## DIRECTIONS
Copy every record word for word.

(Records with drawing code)
□ □ □ □ □ □ □
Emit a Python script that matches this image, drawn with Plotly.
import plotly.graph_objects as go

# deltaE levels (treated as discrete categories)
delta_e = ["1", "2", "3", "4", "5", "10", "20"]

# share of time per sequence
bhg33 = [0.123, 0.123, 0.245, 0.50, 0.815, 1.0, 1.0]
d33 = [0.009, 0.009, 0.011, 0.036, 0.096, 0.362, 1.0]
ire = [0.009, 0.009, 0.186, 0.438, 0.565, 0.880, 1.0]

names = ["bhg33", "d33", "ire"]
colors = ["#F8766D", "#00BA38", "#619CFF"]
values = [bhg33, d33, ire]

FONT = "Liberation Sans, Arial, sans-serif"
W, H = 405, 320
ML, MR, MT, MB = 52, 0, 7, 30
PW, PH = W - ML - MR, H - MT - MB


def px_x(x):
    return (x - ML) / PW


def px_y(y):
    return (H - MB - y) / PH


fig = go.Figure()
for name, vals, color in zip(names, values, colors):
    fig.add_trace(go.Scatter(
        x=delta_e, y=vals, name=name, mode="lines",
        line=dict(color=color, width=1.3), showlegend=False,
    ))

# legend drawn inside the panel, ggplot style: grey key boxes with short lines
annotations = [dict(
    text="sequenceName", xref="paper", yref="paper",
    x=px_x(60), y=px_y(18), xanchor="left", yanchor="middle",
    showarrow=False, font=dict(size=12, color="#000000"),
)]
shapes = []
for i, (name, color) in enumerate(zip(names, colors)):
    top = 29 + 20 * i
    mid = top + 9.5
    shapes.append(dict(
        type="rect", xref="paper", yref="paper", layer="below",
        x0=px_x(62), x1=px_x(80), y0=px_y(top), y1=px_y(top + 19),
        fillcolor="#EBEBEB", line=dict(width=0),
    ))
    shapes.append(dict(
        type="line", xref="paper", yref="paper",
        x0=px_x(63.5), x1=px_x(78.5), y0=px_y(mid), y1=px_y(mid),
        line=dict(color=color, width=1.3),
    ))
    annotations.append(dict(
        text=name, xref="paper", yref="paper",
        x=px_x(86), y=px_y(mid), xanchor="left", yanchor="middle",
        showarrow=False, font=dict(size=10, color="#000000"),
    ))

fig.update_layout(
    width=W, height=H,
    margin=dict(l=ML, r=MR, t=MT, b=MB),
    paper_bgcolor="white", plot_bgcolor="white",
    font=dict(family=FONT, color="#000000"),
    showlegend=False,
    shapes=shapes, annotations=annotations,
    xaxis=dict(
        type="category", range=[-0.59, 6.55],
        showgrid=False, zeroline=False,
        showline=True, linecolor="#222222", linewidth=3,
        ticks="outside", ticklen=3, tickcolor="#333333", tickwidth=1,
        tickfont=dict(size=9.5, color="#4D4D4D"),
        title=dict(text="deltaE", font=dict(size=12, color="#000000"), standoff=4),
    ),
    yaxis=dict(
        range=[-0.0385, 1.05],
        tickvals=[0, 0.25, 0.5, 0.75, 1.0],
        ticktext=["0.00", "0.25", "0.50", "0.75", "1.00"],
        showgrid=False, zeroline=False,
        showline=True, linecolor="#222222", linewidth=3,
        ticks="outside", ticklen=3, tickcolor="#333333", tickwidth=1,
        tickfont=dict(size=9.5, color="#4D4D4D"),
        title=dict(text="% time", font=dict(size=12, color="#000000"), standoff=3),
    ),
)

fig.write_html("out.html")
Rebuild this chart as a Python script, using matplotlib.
□ □ □ □ □ □ □
## COMPLETE ANSWER
Emit a Python script that matches this image, drawn with Plotly.
import plotly.graph_objects as go

# deltaE levels (treated as discrete categories)
delta_e = ["1", "2", "3", "4", "5", "10", "20"]

# share of time per sequence
bhg33 = [0.123, 0.123, 0.245, 0.50, 0.815, 1.0, 1.0]
d33 = [0.009, 0.009, 0.011, 0.036, 0.096, 0.362, 1.0]
ire = [0.009, 0.009, 0.186, 0.438, 0.565, 0.880, 1.0]

names = ["bhg33", "d33", "ire"]
colors = ["#F8766D", "#00BA38", "#619CFF"]
values = [bhg33, d33, ire]

FONT = "Liberation Sans, Arial, sans-serif"
W, H = 405, 320
ML, MR, MT, MB = 52, 0, 7, 30
PW, PH = W - ML - MR, H - MT - MB


def px_x(x):
    return (x - ML) / PW


def px_y(y):
    return (H - MB - y) / PH


fig = go.Figure()
for name, vals, color in zip(names, values, colors):
    fig.add_trace(go.Scatter(
        x=delta_e, y=vals, name=name, mode="lines",
        line=dict(color=color, width=1.3), showlegend=False,
    ))

# legend drawn inside the panel, ggplot style: grey key boxes with short lines
annotations = [dict(
    text="sequenceName", xref="paper", yref="paper",
    x=px_x(60), y=px_y(18), xanchor="left", yanchor="middle",
    showarrow=False, font=dict(size=12, color="#000000"),
)]
shapes = []
for i, (name, color) in enumerate(zip(names, colors)):
    top = 29 + 20 * i
    mid = top + 9.5
    shapes.append(dict(
        type="rect", xref="paper", yref="paper", layer="below",
        x0=px_x(62), x1=px_x(80), y0=px_y(top), y1=px_y(top + 19),
        fillcolor="#EBEBEB", line=dict(width=0),
    ))
    shapes.append(dict(
        type="line", xref="paper", yref="paper",
        x0=px_x(63.5), x1=px_x(78.5), y0=px_y(mid), y1=px_y(mid),
        line=dict(color=color, width=1.3),
    ))
    annotations.append(dict(
        text=name, xref="paper", yref="paper",
        x=px_x(86), y=px_y(mid), xanchor="left", yanchor="middle",
        showarrow=False, font=dict(size=10, color="#000000"),
    ))

fig.update_layout(
    width=W, height=H,
    margin=dict(l=ML, r=MR, t=MT, b=MB),
    paper_bgcolor="white", plot_bgcolor="white",
    font=dict(family=FONT, color="#000000"),
    showlegend=False,
    shapes=shapes, annotations=annotations,
    xaxis=dict(
        type="category", range=[-0.59, 6.55],
        showgrid=False, zeroline=False,
        showline=True, linecolor="#222222", linewidth=3,
        ticks="outside", ticklen=3, tickcolor="#333333", tickwidth=1,
        tickfont=dict(size=9.5, color="#4D4D4D"),
        title=dict(text="deltaE", font=dict(size=12, color="#000000"), standoff=4),
    ),
    yaxis=dict(
        range=[-0.0385, 1.05],
        tickvals=[0, 0.25, 0.5, 0.75, 1.0],
        ticktext=["0.00", "0.25", "0.50", "0.75", "1.00"],
        showgrid=False, zeroline=False,
        showline=True, linecolor="#222222", linewidth=3,
        ticks="outside", ticklen=3, tickcolor="#333333", tickwidth=1,
        tickfont=dict(size=9.5, color="#4D4D4D"),
        title=dict(text="% time", font=dict(size=12, color="#000000"), standoff=3),
    ),
)

fig.write_html("out.html")
Rebuild this chart as a Python script, using matplotlib.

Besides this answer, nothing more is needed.